Joe Johnston has been made Commander-in-chief of the Army of
the West. General Lee had this done, `tis said. Miss Agnes Lee and "little
Robert" (as they fondly call General Lee's youngest son in this
hero-worshiping community) called. They told us the President, General Lee, and
General Elzey had gone out to look at the fortifications around Richmond. My
husband came home saying he had been with them, and lent General Lee his gray
horse.
Mrs. Howell, Mrs. Davis's mother, says a year ago on
the cars a man said, “We want a Dictator.” She replied, “Jeff Davis will never
consent to be a Dictator.” The man turned sharply toward her “And, pray, who
asks him? Joe Johnston will be made Dictator by the Army of the West.” “Imperator”
was suggested. Of late the Army of the West has not been in a condition to dictate
to friend or foe. Certainly Jeff Davis did hate to put Joe Johnston at the head
of what is left of it. Detached from General Lee, what a horrible failure is
Longstreet! Oh, for a day of Albert Sidney Johnston out West! And Stonewall,
could he come back to us here!
General Hood, the wounded knight, came for me to drive. I
felt that I would soon find myself chaperoning some girls, but I asked no
questions. He improved the time between Franklin and Cary Streets by saying, “I
do like your husband so much.” “So do I,” I replied simply.
Buck was ill in bed, so William said at the door, but she
recovered her health and came down for the drive in black velvet and ermine,
looking queenly. And then, with the top of the landau thrown back, wrapped in
furs and rugs, we had a long drive that bitter cold day.

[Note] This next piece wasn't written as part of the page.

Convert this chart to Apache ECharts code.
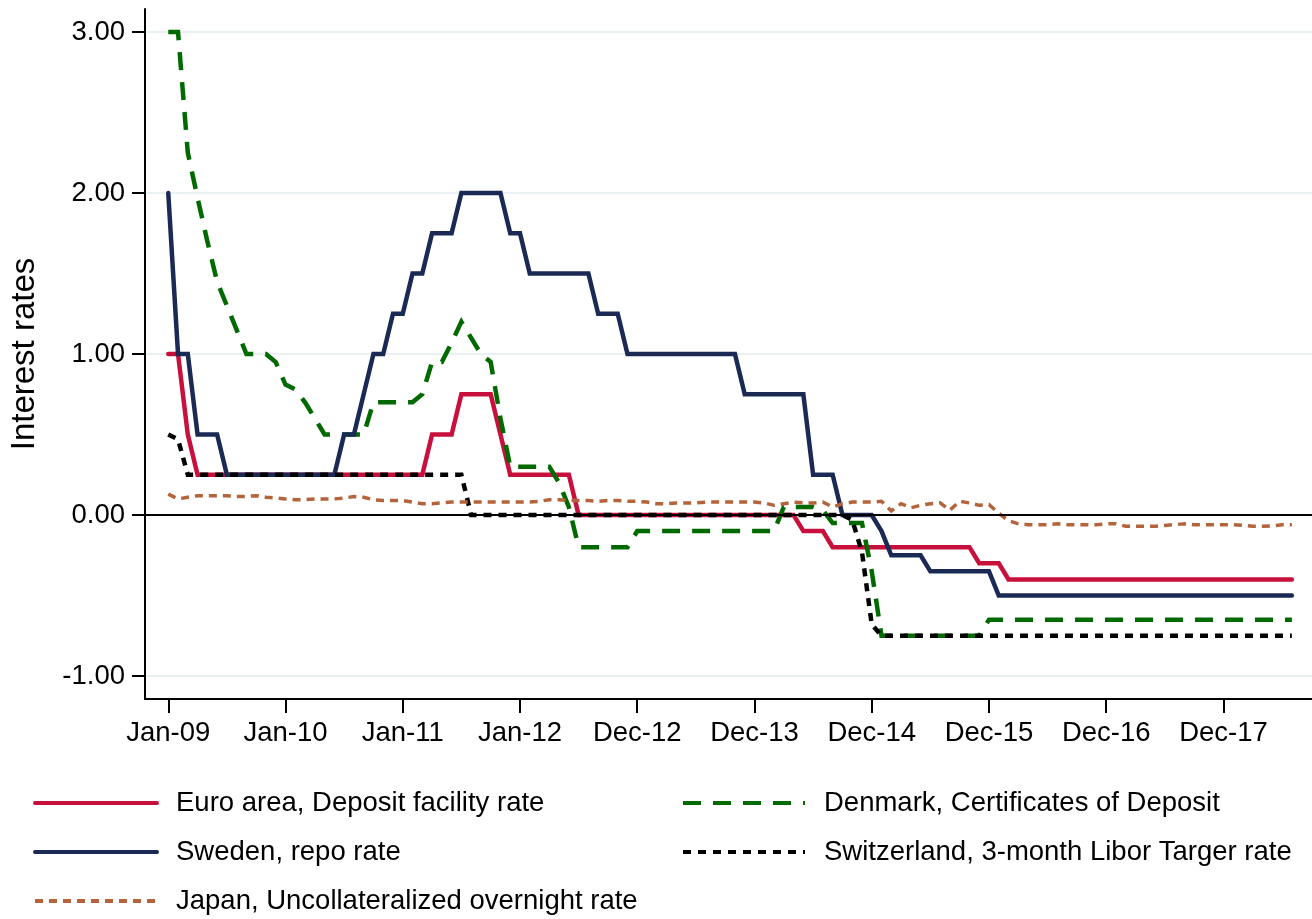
<!DOCTYPE html>
<html>
<head>
<meta charset="utf-8">
<script src="https://cdn.jsdelivr.net/npm/echarts@6/dist/echarts.min.js"></script>
<style>
html,body{margin:0;padding:0;background:#ffffff;}
#chart{width:1312px;height:919px;}
</style>
</head>
<body>
<div id="chart"></div>
<script>
// Month index 0 = Jan 2009 ... 115 = Aug 2018
const tickPositions = [0, 12, 24, 36, 48, 60, 72, 84, 96, 108];
const tickLabels = ['Jan-09', 'Jan-10', 'Jan-11', 'Jan-12', 'Dec-12', 'Dec-13', 'Dec-14', 'Dec-15', 'Dec-16', 'Dec-17'];
const yTicks = [-1, 0, 1, 2, 3];

const euroArea = [
  1, 1, 0.5, 0.25, 0.25, 0.25, 0.25, 0.25, 0.25, 0.25, 0.25, 0.25,
  0.25, 0.25, 0.25, 0.25, 0.25, 0.25, 0.25, 0.25, 0.25, 0.25, 0.25, 0.25,
  0.25, 0.25, 0.25, 0.5, 0.5, 0.5, 0.75, 0.75, 0.75, 0.75, 0.5, 0.25,
  0.25, 0.25, 0.25, 0.25, 0.25, 0.25, 0, 0, 0, 0, 0, 0,
  0, 0, 0, 0, 0, 0, 0, 0, 0, 0, 0, 0,
  0, 0, 0, 0, 0, -0.1, -0.1, -0.1, -0.2, -0.2, -0.2, -0.2,
  -0.2, -0.2, -0.2, -0.2, -0.2, -0.2, -0.2, -0.2, -0.2, -0.2, -0.2, -0.3,
  -0.3, -0.3, -0.4, -0.4, -0.4, -0.4, -0.4, -0.4, -0.4, -0.4, -0.4, -0.4,
  -0.4, -0.4, -0.4, -0.4, -0.4, -0.4, -0.4, -0.4, -0.4, -0.4, -0.4, -0.4,
  -0.4, -0.4, -0.4, -0.4, -0.4, -0.4, -0.4, -0.4
];

const sweden = [
  2, 1, 1, 0.5, 0.5, 0.5, 0.25, 0.25, 0.25, 0.25, 0.25, 0.25,
  0.25, 0.25, 0.25, 0.25, 0.25, 0.25, 0.5, 0.5, 0.75, 1, 1, 1.25,
  1.25, 1.5, 1.5, 1.75, 1.75, 1.75, 2, 2, 2, 2, 2, 1.75,
  1.75, 1.5, 1.5, 1.5, 1.5, 1.5, 1.5, 1.5, 1.25, 1.25, 1.25, 1,
  1, 1, 1, 1, 1, 1, 1, 1, 1, 1, 1, 0.75,
  0.75, 0.75, 0.75, 0.75, 0.75, 0.75, 0.25, 0.25, 0.25, 0, 0, 0,
  0, -0.1, -0.25, -0.25, -0.25, -0.25, -0.35, -0.35, -0.35, -0.35, -0.35, -0.35,
  -0.35, -0.5, -0.5, -0.5, -0.5, -0.5, -0.5, -0.5, -0.5, -0.5, -0.5, -0.5,
  -0.5, -0.5, -0.5, -0.5, -0.5, -0.5, -0.5, -0.5, -0.5, -0.5, -0.5, -0.5,
  -0.5, -0.5, -0.5, -0.5, -0.5, -0.5, -0.5, -0.5
];

const japan = [
  0.13, 0.10, 0.11, 0.12, 0.12, 0.12, 0.12, 0.115, 0.115, 0.12, 0.11, 0.105,
  0.10, 0.095, 0.095, 0.10, 0.10, 0.10, 0.105, 0.115, 0.11, 0.095, 0.09, 0.09,
  0.09, 0.08, 0.07, 0.07, 0.075, 0.08, 0.08, 0.08, 0.08, 0.08, 0.08, 0.08,
  0.08, 0.08, 0.085, 0.095, 0.095, 0.09, 0.09, 0.09, 0.085, 0.09, 0.09, 0.085,
  0.085, 0.08, 0.07, 0.07, 0.075, 0.075, 0.075, 0.08, 0.08, 0.08, 0.08, 0.08,
  0.08, 0.075, 0.06, 0.07, 0.08, 0.075, 0.075, 0.08, 0.05, 0.07, 0.08, 0.08,
  0.08, 0.085, 0.025, 0.07, 0.045, 0.06, 0.07, 0.075, 0.03, 0.085, 0.075, 0.06,
  0.065, 0.01, -0.035, -0.055, -0.06, -0.06, -0.06, -0.055, -0.06, -0.06, -0.06, -0.06,
  -0.055, -0.055, -0.07, -0.07, -0.07, -0.07, -0.065, -0.06, -0.055, -0.06, -0.06, -0.06,
  -0.06, -0.06, -0.065, -0.07, -0.07, -0.068, -0.06, -0.06
];

const denmark = [
  3, 3, 2.25, 1.97, 1.7, 1.45, 1.3, 1.15, 1, 1, 1, 0.95,
  0.81, 0.78, 0.7, 0.6, 0.5, 0.5, 0.5, 0.5, 0.5, 0.7, 0.7, 0.7,
  0.7, 0.7, 0.75, 0.95, 0.95, 1.07, 1.2, 1.1, 1, 0.95, 0.6, 0.3,
  0.3, 0.3, 0.3, 0.3, 0.2, 0.05, -0.2, -0.2, -0.2, -0.2, -0.2, -0.2,
  -0.1, -0.1, -0.1, -0.1, -0.1, -0.1, -0.1, -0.1, -0.1, -0.1, -0.1, -0.1,
  -0.1, -0.1, -0.1, 0.05, 0.05, 0.05, 0.05, 0.03, -0.05, -0.05, -0.05, -0.05,
  -0.35, -0.75, -0.75, -0.75, -0.75, -0.75, -0.75, -0.75, -0.75, -0.75, -0.75, -0.75,
  -0.65, -0.65, -0.65, -0.65, -0.65, -0.65, -0.65, -0.65, -0.65, -0.65, -0.65, -0.65,
  -0.65, -0.65, -0.65, -0.65, -0.65, -0.65, -0.65, -0.65, -0.65, -0.65, -0.65, -0.65,
  -0.65, -0.65, -0.65, -0.65, -0.65, -0.65, -0.65, -0.65
];

const switzerland = [
  0.5, 0.47, 0.25, 0.25, 0.25, 0.25, 0.25, 0.25, 0.25, 0.25, 0.25, 0.25,
  0.25, 0.25, 0.25, 0.25, 0.25, 0.25, 0.25, 0.25, 0.25, 0.25, 0.25, 0.25,
  0.25, 0.25, 0.25, 0.25, 0.25, 0.25, 0.25, 0, 0, 0, 0, 0,
  0, 0, 0, 0, 0, 0, 0, 0, 0, 0, 0, 0,
  0, 0, 0, 0, 0, 0, 0, 0, 0, 0, 0, 0,
  0, 0, 0, 0, 0, 0, 0, 0, 0, 0, -0.03, -0.23,
  -0.68, -0.75, -0.75, -0.75, -0.75, -0.75, -0.75, -0.75, -0.75, -0.75, -0.75, -0.75,
  -0.75, -0.75, -0.75, -0.75, -0.75, -0.75, -0.75, -0.75, -0.75, -0.75, -0.75, -0.75,
  -0.75, -0.75, -0.75, -0.75, -0.75, -0.75, -0.75, -0.75, -0.75, -0.75, -0.75, -0.75,
  -0.75, -0.75, -0.75, -0.75, -0.75, -0.75, -0.75, -0.75
];

const seriesNames = [
  'Euro area, Deposit facility rate',
  'Denmark, Certificates of Deposit',
  'Sweden, repo rate',
  'Switzerland, 3-month Libor Targer rate',
  'Japan, Uncollateralized overnight rate'
];

const FONT = "'Liberation Sans', Arial, Helvetica, sans-serif";
const toPairs = arr => arr.map((v, i) => [i, v]);

function lineSeries(name, values, color, width, dash, cap) {
  return {
    name: name,
    type: 'line',
    data: toPairs(values),
    symbol: 'none',
    showSymbol: false,
    z: 3,
    lineStyle: { color: color, width: width, type: dash, cap: cap, join: 'miter' },
    itemStyle: { color: color },
    emphasis: { disabled: true }
  };
}

const chart = echarts.init(document.getElementById('chart'), null, { renderer: 'canvas' });

const legendCommon = {
  orient: 'vertical',
  padding: 0,
  itemWidth: 122,
  itemHeight: 20,
  itemGap: 21,
  selectedMode: false,
  itemStyle: { opacity: 0 },
  lineStyle: { width: 4 },
  textStyle: { fontFamily: FONT, fontSize: 27.5, color: '#000', lineHeight: 28, padding: [0, 0, 0, 14] }
};

chart.setOption({
  animation: false,
  backgroundColor: '#ffffff',
  textStyle: { fontFamily: FONT },
  grid: { left: 145, right: 0, top: 9, bottom: 220 },
  legend: [
    Object.assign({}, legendCommon, {
      left: 33, top: 789,
      data: [seriesNames[0], seriesNames[2], seriesNames[4]]
    }),
    Object.assign({}, legendCommon, {
      left: 681, top: 789,
      data: [seriesNames[1], seriesNames[3]]
    })
  ],
  xAxis: {
    type: 'value',
    min: -2.38,
    max: 117.06,
    axisLine: { show: true, onZero: false, lineStyle: { color: '#000', width: 2 } },
    axisTick: { show: true, customValues: tickPositions, length: 14, lineStyle: { color: '#000', width: 2 } },
    axisLabel: {
      customValues: tickPositions,
      formatter: v => tickLabels[tickPositions.indexOf(v)],
      fontFamily: FONT, fontSize: 27.5, color: '#000', margin: 20
    },
    splitLine: { show: false }
  },
  yAxis: {
    type: 'value',
    min: -1.143,
    max: 3.143,
    name: 'Interest rates',
    nameLocation: 'middle',
    nameGap: 104,
    nameTextStyle: { fontFamily: FONT, fontSize: 33, color: '#000' },
    axisLine: { show: true, onZero: false, lineStyle: { color: '#000', width: 2 } },
    axisTick: { show: true, customValues: yTicks, length: 13, lineStyle: { color: '#000', width: 2 } },
    axisLabel: {
      customValues: yTicks,
      formatter: v => v.toFixed(2),
      fontFamily: FONT, fontSize: 27.5, color: '#000', margin: 20
    },
    splitLine: { show: true, lineStyle: { color: '#e9f1f3', width: 2 } }
  },
  series: [
    {
      name: 'zero',
      type: 'line',
      data: [],
      z: 1,
      silent: true,
      markLine: {
        silent: true,
        symbol: 'none',
        label: { show: false },
        lineStyle: { color: '#000', width: 2, type: 'solid' },
        emphasis: { disabled: true },
        data: [{ yAxis: 0 }]
      }
    },
    lineSeries(seriesNames[0], euroArea, '#c8103c', 4.5, 'solid', 'round'),
    lineSeries(seriesNames[1], denmark, '#006a00', 4.5, [18, 12], 'butt'),
    lineSeries(seriesNames[2], sweden, '#1b2a55', 4.5, 'solid', 'round'),
    lineSeries(seriesNames[3], switzerland, '#000000', 4.5, [8, 7], 'butt'),
    lineSeries(seriesNames[4], japan, '#b4643a', 3.5, [8, 6], 'butt')
  ]
});
</script>
</body>
</html>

One day as we were hieing us home from the Fair Grounds,
Sam, the wounded knight, asked Brewster what are the symptoms of a man's being
in love. Sam (Hood is called Sam entirely, but why I do not know) said for his
part he did not know; at seventeen he had fancied himself in love, but that was
“a long time ago.” Brewster spoke on the symptoms of love: “When you see her,
your breath is apt to come short. If it amounts to mild strangulation, you have
got it bad. You are stupidly jealous, glowering with jealousy, and have a
gloomy fixed conviction that she likes every fool you meet better than she does
you, especially people that you know she has a thorough contempt for; that is,
you knew it before you lost your head, I mean, before you fell in love. The
last stages of unmitigated spooniness, I will spare you,” said Brewster, with a
giggle and a wave of the hand. “Well,” said Sam, drawing a breath of relief, “I
have felt none of these things so far, and yet they say I am engaged to four
young ladies, a liberal allowance, you will admit, for a man who can not walk
without help.”
Another day (the Sabbath) we called on our way from church
to see Mrs. Wigfall. She was ill, but Mr. Wigfall insisted upon taking me into
the drawing-room to rest a while. He said Louly was there; so she was, and so
was Sam Hood, the wounded knight, stretched at full length on a sofa and a rug
thrown over him. Louis Wigfall said to me: “Do you know General Hood?” “Yes,”
said I, and the General laughed with his eyes as I looked at him; but he did
not say a word. I felt it a curious commentary upon the reports he had spoken
of the day before. Louly Wigfall is a very handsome girl.